Bright spots?! Some of you may know Bill Maher, the fairly well-known irreverent and angry political comedian. His newest stand-up show is called, "I'm Swiss." He titled his show this, he says, not because he hates his home country, the United States, but because over and over again he is embarrassed and ashamed of it. To watch two national news anchors witness the possible death of a seven month old black baby alongside a white family escaping in a $3800 taxi ride, and to hear those anchors call this a cultural "bright spot," is without a doubt embarrassing and shameful! And I don't say this to be funny, but it should make all of us -to use Bill Maher's phrase-wish we were Swiss.
Like it or not, this image of a smiling family snuggling in an SUV juxtasposed next to an image of a terrified mother isolated with her dying baby is exactly who we have become as a country. Sadly, we are not-as we so often like to pretend--one nation sharing joyfully in the land of plenty; we are a deeply divided nation, made up of one America who can escape disaster when it hits and another America who simply can't. In many ways, we've become a culture, I'm afraid, not just of "I got mine, why can't you get yours," but of "I got mine, I don't really care if you get yours." This is the hard and painful truth that Katrina is trying to tell all those who are willing to listen.

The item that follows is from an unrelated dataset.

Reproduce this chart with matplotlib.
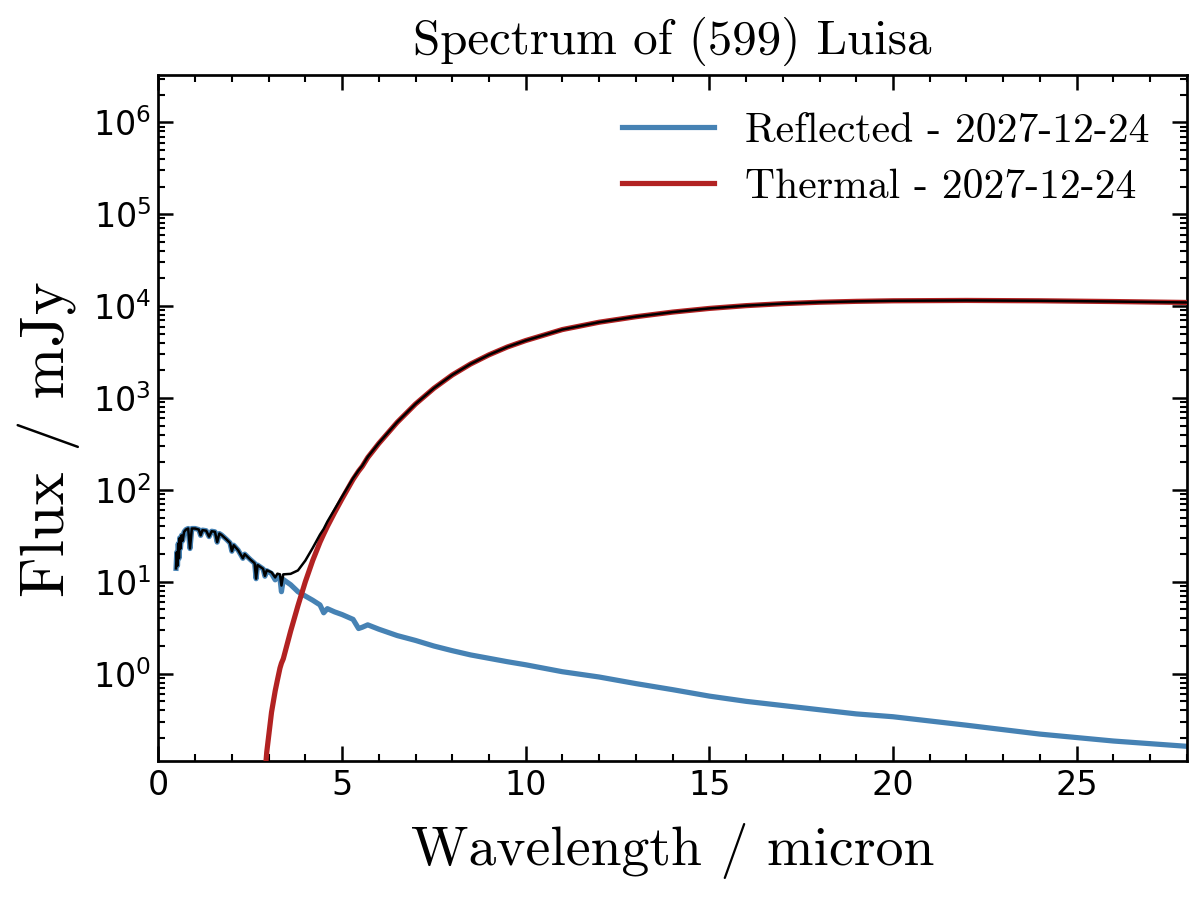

And while it's not the usual playful and upbeat message of Homecoming Sunday, it does, I think, leave us with the more powerful and more important message that we as a religious community deeply matter, that we liberal religious people have a pivotal and deadly serious role to play in our culture right now. We Unitarian Universalists are a spiritual community that places the creation of the common good at the very center of what it means to be religious. We are theists, atheists, humanists, skeptics, and Barnes & Nobleites whose spiritual specifics differ but who all share the common belief that none of us can make it on our own, that we human beings were made for and find our wholeness in the mysterious power of relationship, that we, as the carpenter from Nazareth put it, most fully find ourselves by giving ourselves away for the sake of others. Or to use today's rock metaphor, we are a religious people who believe not in assembling spiritual rock collections for our own personal enrichment, but in using those life-giving stones to build a common foundation for all to share.
Which is exactly, I would argue, what our hurting, divided and broken culture needs right now: religious people willing to help us see that the challenge before this nation is not simply the reconstruction of a city, but the reconstruction of our commitment to the common good.
And so I invite all of us to join together in our second ritual of the morning, to reaffirm our commitment to be that kind of spiritual community.
Our first ritual affirmed the importance of holding tight to our individual stones; our second now affirms the importance of giving them away. It is a ritual of building, a ritual meant to be simple but visually clear, a ritual that enacts our calling to be a community that sees the holy in the creation of the common good.
In a moment, Ed will lead us with music. While he is playing, when you are ready, please come forward and add your stone to our common collection.
Let us begin.
There is beauty in letting go.
There is holiness in serving needs greater than our own.
There is no greater blessing than those sacred moments when the distinction between "I" and "you" suddenly stops making sense.
For this religious community that helps us find home in giving of ourselves,
for the web of connections that wove itself around us from the time we were babes and has never let go,
for common rock of our shared humanity,
we are grateful and ever so blessed.